30 December, 2016

2016 Who celebrated Erasmus's greatest achievement?

  1. Erasmus and how to win a Nobel Prize
Desiderius Eramus. That name should have reverberated throughout the year of 2016. Five hundred years ago, Erasmus published his most important book. It revolutionized the entirety of west European society.
That exploit has much to tell us. It can explain to us
  • how to counter the all-enveloping propaganda and see through the fog of Fake News.
  • It tells us how to get to the truth of the matter as the world’s disinformation machines, Islamic, Chinese, Russian, commercial and ideological, all aimed to deceive.
  • It puts a spring in our step and leads us to the way of true happiness.
  • It shows us the way and the means to outclass those of dull eyes and closed minds.
  • It may even lead many to a Nobel Prize and will certainly increase any student’s chances of getting one.
Today Erasmus is more known as a university exchange programme.

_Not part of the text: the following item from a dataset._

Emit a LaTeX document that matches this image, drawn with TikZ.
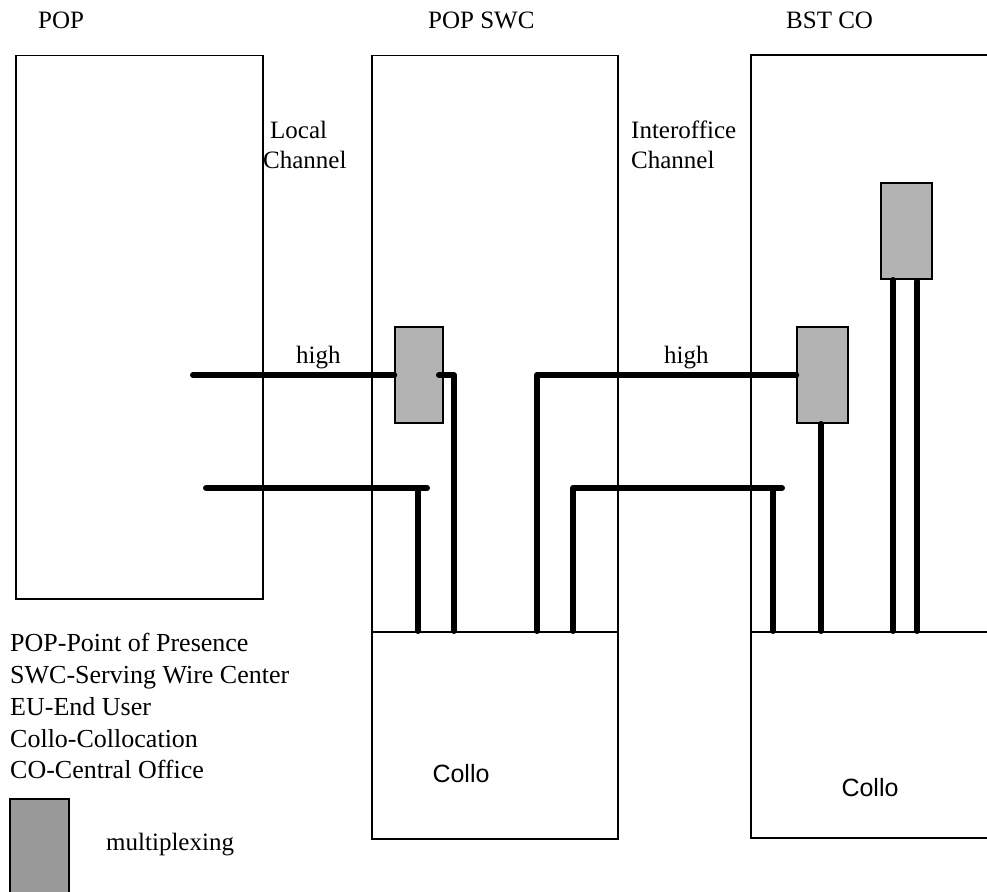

More than three million young adults have benefited from Erasmus. His name figures as part of their curriculum vitae. They are students. Some, in their turn, became professors. They are beneficiaries of a university mobility programme where students are able to be taught, not just at one university, but to take up learning across participating colleges and centres of learning in many different countries.
This programme reminds us that universities should be about learning not about indoctrination from a single source. Nor should they be about absorbing the latest faddish theories that, with modern global communications, are pollinated worldwide as if from mushroom spores.
Erasmus was known in his time as a wandering scholar. He was born in Rotterdam, Holland. He worked as a private secretary in Bergen, Brussels and Malines. He studied at the university of Paris. In 1499 he came to Britain, a country he visited four times. He was professor at Cambridge. He obtained his doctorate of theology at Turin. At the time Pope Julius II was brandishing his sword and leading armies against the French, he sought refuge from war in Florence whilst Leonardo da Vinci was there. In Switzerland, fountain of publishing and intellectual freedom, he published many of his works, editions of classics and translations by the great printing house of Froben. In Venice one of the great free printing centres of Europe, Erasmus published some works with the house of Aldus Manutius
To many students today Erasmus represents the freedom to move to another university to learn. In reality Erasmus represents much more. He was one of the handful of men that opened up critical learning and research. That is the basis for Europe’s spectacular rise as a powerful civilization of thought and technology after the “Dark Ages”.
The mobility that students presently enjoy is only a minor part of his legacy. Immobility is a relatively recent phenomenon. British scientists, like Humphry Davy and Michael Faraday, could visit France while the Napoleonic wars raged on the battlefields. The borders of countries were largely closed by two World Wars. Nothing is more isolationist than nationalistic wars where the civilian population is part of the target.
After WW2 the European Community brought in the idea of Erasmus scholarships. The Community had provided the means and the opportunity for a Single Market . The first single markets of 1952 were in coal, iron and steel. Workers could move freely. It was therefore logical that students should gain from this asset.
But what was the greatest achievement of the European Community? What made it all possible? Peace. The European Community brought an end to internal wars in western Europe. How did Robert Schuman come up with the intellectual conclusion about how to do it, integrate the right people and means to bring it about and, above all, have the political courage to devote his whole life to the project?
When around 1903 Robert Schuman had to choose where he would go to study, it was a perplexing choice. He was the son of a patriotic Frenchman who had fought in the siege of Thionville against the Prussian Germans. His mother was a Luxembourger. Robert was born in the Grand Duchy because his father refused to live in German-occupied Lorraine.
After having passed his High School exams with flying colours and determined his destiny, he was faced with the question: Where to go to study? He made an unusual choice. He decided to study at German universities. It required extensive extra studies to pass his entrance examination, the Abitur. The German-speaking states had only been unified by Bismarck in 1871 but the mobility of students to major university towns was still practiced. Schuman studied in Bonn, Munich, Berlin and finally Strasbourg where in 1910 he gained a doctorate cum magna Laude.
Before World War One broke out Schuman was an active agent among intellectuals and statesmen across Europe to prevent a catastrophic world war. He had but a few years for his activities in Germany, Belgium, France and in western Europe. In Berlin at the outbreak of WW1 four eminent scholars (among whom was Albert Einstein) published a “Wake-up Call to Europeans” calling for a supranational Community of scientists, philosophers, industrialists and workers to oppose war.
Schuman’s great achievement was not due to his ability to move from university to university. Nor was it due to the particular brilliance of any one of his teachers, although they were among the most brilliant of this golden age of intellectualism.
His main asset came from Erasmus. We live in an Age of Information. But it neglects Wisdom at its peril.
Peace in Europe owes a great debt still to Erasmus.